De resto, o blog se explica por si mesmo. Vocês encontrarão nesses primeiros meses setores incompletos, por conta da cansativa revisão de todo o material, da produção das fotos de esculturas e baixo-relevos e pelas próprias dificuldades técnicas dessa mídia, tão comum às pessoas, mas estranha a mim.
Um comentário:
Zé,
Vai aqui um comentário deste teu texto.
Envolvi-me com ele instantaneamente. Fui acompanhando o que se dava com interesse, curiosa, quase sem fôlego (exagero linguístico que uso pra falar do meu envolvimento). De repente, depois de "desisti da procura", o encanto se perdeu, me senti traída pela solução prosaica, tanto objetivamente (hora de ir à farmácia....) como pela sensação que havia saído da ficção e havia sido lançada numa história comum. Foi estranho, quebrou o ritmo e o envolvimento. Me deu a impressão que você desistiu de terminar a história....
Separei o texto em dois, no exato momento que senti se dar a quebra.
O Bicho
Estava distraído na TV, quando senti uma fisgada na sola do pé, bem no meio do calcanhar. Tirei logo o sapato, a meia e vi, com repulsa e horror, um bicho penetrando no meu pé. Não havia tempo para pensar, precisava arrancá-lo imediatamente pela parte do seu corpo que ainda se esperneava fora. Puxava aquela coisa surpreendendo-me com o seu comprimento, parecendo mesmo, naquele longo instante, que não teria fim. O bicho saindo do meu pé assemelhava-se a uma centopeia que tivesse longas pernas como de grilos e asas transparentes como de moscas. Quando por fim o retirei, aquilo se debatia na minha mão com tal repugnância, que o larguei de pronto – e ele se rastejou em direção à lavanderia. O problema é que o buraco aberto no meu calcanhar ficou cheio de seus restos, patas, pedaços de asas, que eu ia limpando com algum sofrimento, pois inevitavelmente fisgava um pouco da minha carne. A natureza daquele bicho não era desconhecida, já ouvira falar a respeito dessa espécie de artrópodes que penetra rapidamente no corpo humano – mas não recordei o nome. Decidi então matá-lo, para evitar novos incidentes tanto comigo quanto com os outros. Contudo, não estava fácil encontrá-lo dentre às folhas e panos que se espalhavam pelo chão.
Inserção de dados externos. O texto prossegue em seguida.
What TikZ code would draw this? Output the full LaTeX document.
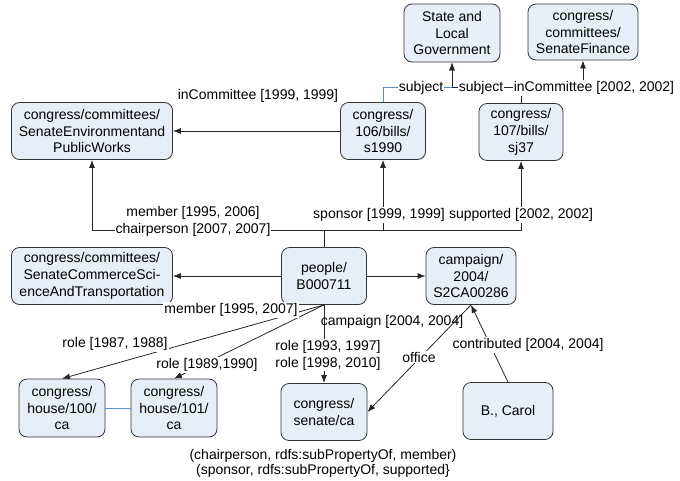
\documentclass[tikz,border=0pt]{standalone}
\usepackage{fontspec}
\setmainfont{Liberation Sans}
\usetikzlibrary{arrows.meta}
\definecolor{boxfill}{HTML}{E8EEF7}
\definecolor{subjblue}{HTML}{5B8BD0}

\begin{document}
\begin{tikzpicture}[x=1pt,y=-1pt,line width=0.8pt,
    font=\fontsize{14}{16.8}\selectfont,
    box/.style={draw=black!80,fill=boxfill,rounded corners=8pt,align=center,
      minimum height=57pt,inner sep=2pt},
    rel/.style={draw=black!85,-{Latex[length=8pt,width=6pt]}},
    lbl/.style={fill=white,inner sep=1pt,align=center}]

    \useasboundingbox (0,0) rectangle (680,480);

    \node[box,minimum width=96pt,minimum height=58pt] (state) at (452,33) {State and\\Local\\Government};
    \node[box,minimum width=110pt,minimum height=56pt] (finance) at (583,32) {congress/\\committees/\\SenateFinance};
    \node[box,minimum width=161pt] (env) at (92,131) {congress/committees/\\SenateEnvironmentand\\PublicWorks};
    \node[box,minimum width=85pt] (s1990) at (383,131) {congress/\\106/bills/\\s1990};
    \node[box,minimum width=84pt] (sj37) at (521,132) {congress/\\107/bills/\\sj37};
    \node[box,minimum width=161pt] (commerce) at (92,276) {congress/committees/\\SenateCommerceSci-\\enceAndTransportation};
    \node[box,minimum width=85pt] (people) at (324,276) {people/\\B000711};
    \node[box,minimum width=90pt] (campaign) at (471,276) {campaign/\\2004/\\S2CA00286};
    \node[box,minimum width=86pt,minimum height=58pt] (house100) at (62,408) {congress/\\house/100/\\ca};
    \node[box,minimum width=86pt,minimum height=58pt] (house101) at (174,408) {congress/\\house/101/\\ca};
    \node[box,minimum width=86pt] (senate) at (324,412) {congress/\\senate/ca};
    \node[box,minimum width=90pt] (carol) at (508,411) {B., Carol};

    % bills and committees
    \path[draw] (s1990) edge[rel] (env);
    \draw[rel,draw=subjblue] (s1990.north) -- ++(0,-15) -| (state.south);
    \draw[rel] (sj37.north) -- ++(0,-16) -| (state.south);
    \draw[rel] (sj37.north) -- ++(0,-16) -| (finance.south);

    % people bus
    \draw[rel] (people.north) -- ++(0,-17) -| (env.south);
    \draw[rel] (people.north) -- ++(0,-17) -| (s1990.south);
    \draw[rel] (people.north) -- ++(0,-17) -| (sj37.south);

    \path[draw] (people) edge[rel] (commerce);
    \path[draw] (people) edge[rel] (campaign);
    \path[draw] (people.south) edge[rel] (senate.north);
    \path[draw] (people.south) edge[rel] (house100.north);
    \path[draw] (people.south) edge[rel] (house101.north);
    \path[draw] (campaign.south) edge[rel] (senate.east);
    \path[draw] (carol.north) edge[rel] (campaign.south);
    \draw[subjblue] (house100) -- (house101);

    % labels
    \node (incom1) at (258,96) {inCommittee [1999, 1999]};
    \node[lbl] (subj1) at (421,88) {subject};
    \node[lbl] (subj2) at (481,88) {subject};
    \node[lbl] (incom2) at (594,88) {inCommittee [2002, 2002]};
    \node[lbl] (memb) at (193,221) {member [1995, 2006]\\chairperson [2007, 2007]};
    \node[lbl] (spons) at (379,215) {sponsor [1999, 1999]};
    \node[lbl] (supp) at (521,215) {supported [2002, 2002]};
    \node[lbl] (memb2) at (231,310) {member [1995, 2007]};
    \node (camp) at (392,322) {campaign [2004, 2004]};
    \node[lbl] (roles) at (328,355) {role [1993, 1997]\\role [1998, 2010]};
    \node[lbl] (role1) at (115,344) {role [1987, 1988]};
    \node[lbl] (role2) at (207,365) {role [1989,1990]};
    \node[lbl] (off) at (419,357) {office};
    \node[lbl] (contr) at (528,345) {contributed [2004, 2004]};
    \node[align=center] (note) at (323,463) {(chairperson, rdfs:subPropertyOf, member)\\[-1.8pt](sponsor, rdfs:subPropertyOf, supported\}};
\end{tikzpicture}
\end{document}
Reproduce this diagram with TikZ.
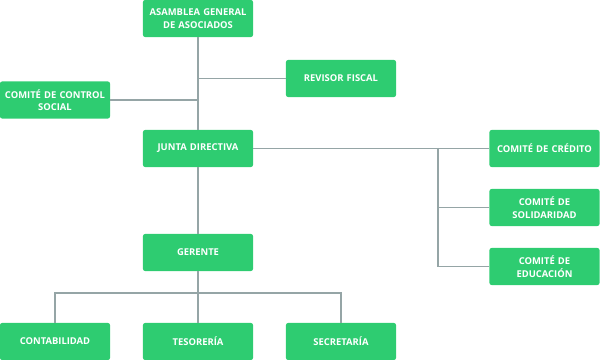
\documentclass[tikz,border=0pt]{standalone}
\usepackage{fontspec}
\setmainfont{Open Sans}
\usepackage{tikz}

\definecolor{verde}{HTML}{2ECC71}
\definecolor{gris}{HTML}{95A5A6}

\begin{document}
\begin{tikzpicture}[x=0.025cm,y=-0.025cm,
    cargo/.style={fill=verde, rounded corners=1.5pt, minimum width=2.75cm,
      minimum height=0.925cm, inner sep=0pt, text width=2.6cm, align=center,
      text=white, font=\bfseries\fontsize{6.7}{9}\selectfont},
    linea/.style={gris, line width=1.1pt}]
      \useasboundingbox (0,0) rectangle (600,360);
      \coordinate (rama) at (438,148);
      \coordinate (reparto) at (198,293);
      % cargos
      \node[cargo] (asamblea) at (198,18.5) {ASAMBLEA GENERAL\\DE ASOCIADOS};
      \node[cargo] (control) at (55,100) {COMITÉ DE CONTROL\\SOCIAL};
      \node[cargo] (revisor) at (341,78.5) {REVISOR FISCAL};
      \node[cargo] (junta) at (198,148.5) {JUNTA DIRECTIVA};
      \node[cargo] (credito) at (544.5,148.5) {COMITÉ DE CRÉDITO};
      \node[cargo] (solidaridad) at (544.5,207.5) {COMITÉ DE\\SOLIDARIDAD};
      \node[cargo] (educacion) at (544.5,266.5) {COMITÉ DE\\EDUCACIÓN};
      \node[cargo] (gerente) at (198,252.5) {GERENTE};
      \node[cargo] (contabilidad) at (55,341.5) {CONTABILIDAD};
      \node[cargo] (tesoreria) at (198,341.5) {TESORERÍA};
      \node[cargo] (secretaria) at (341,341.5) {SECRETARÍA};
      % lineas
      \draw[linea] (asamblea) -- (junta);
      \draw[linea] (control.east) -- (control.east -| junta);
      \draw[linea] (revisor.west) -- (revisor.west -| junta);
      \draw[linea] (junta.east) -- (credito.west);
      \draw[linea] (rama) |- (educacion.west);
      \draw[linea] (rama |- solidaridad) -- (solidaridad.west);
      \draw[linea] (junta) -- (gerente);
      \draw[linea] (gerente.south) -- (tesoreria.north);
      \draw[linea] (contabilidad.north) |- (reparto) -| (secretaria.north);
  \end{tikzpicture}
\end{document}
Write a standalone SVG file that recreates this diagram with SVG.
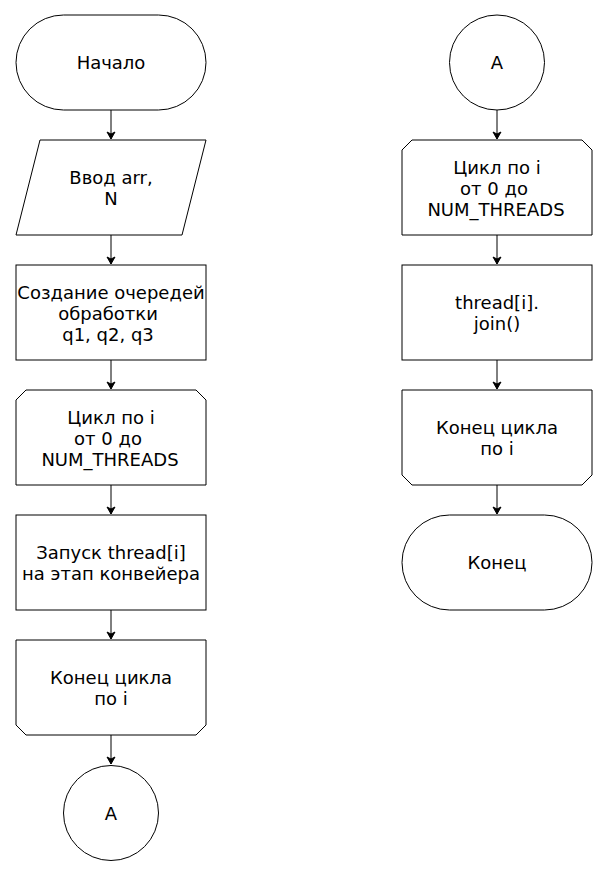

Quando enfim o encurralei, faltou-me a ferramenta adequada, uma vassoura, um sapato qualquer, com o que pudesse exterminá-lo. Catei uma pá, e com ela acertei bem no meio do bicho, o que só aumentou duas vezes meu trabalho, pois agora eram duas metades correndo em direções opostas. Sem hesitar um instante, esmaguei a primeira delas com meu pé perfurado. O nojo causado pelo efeito sonoro e gosmento foi ainda maior que a dor, como se eu tivesse estourado uma lesma com epiderme de plástico. A outra metade escapou e desisti da procura.
Até porque já era hora de me cuidar, de pedir ajuda para alguém me levar a uma farmácia, pois agora, reexaminando a ferida, fiquei impressionado com os nacos de carne que dela se desprendiam, e bastante preocupado com uma possível infecção, especialmente por conta dos dejetos pretos que restavam incrustados. Percebi que o tratamento disso levaria tempo e que certamente iria levar muitos pontos.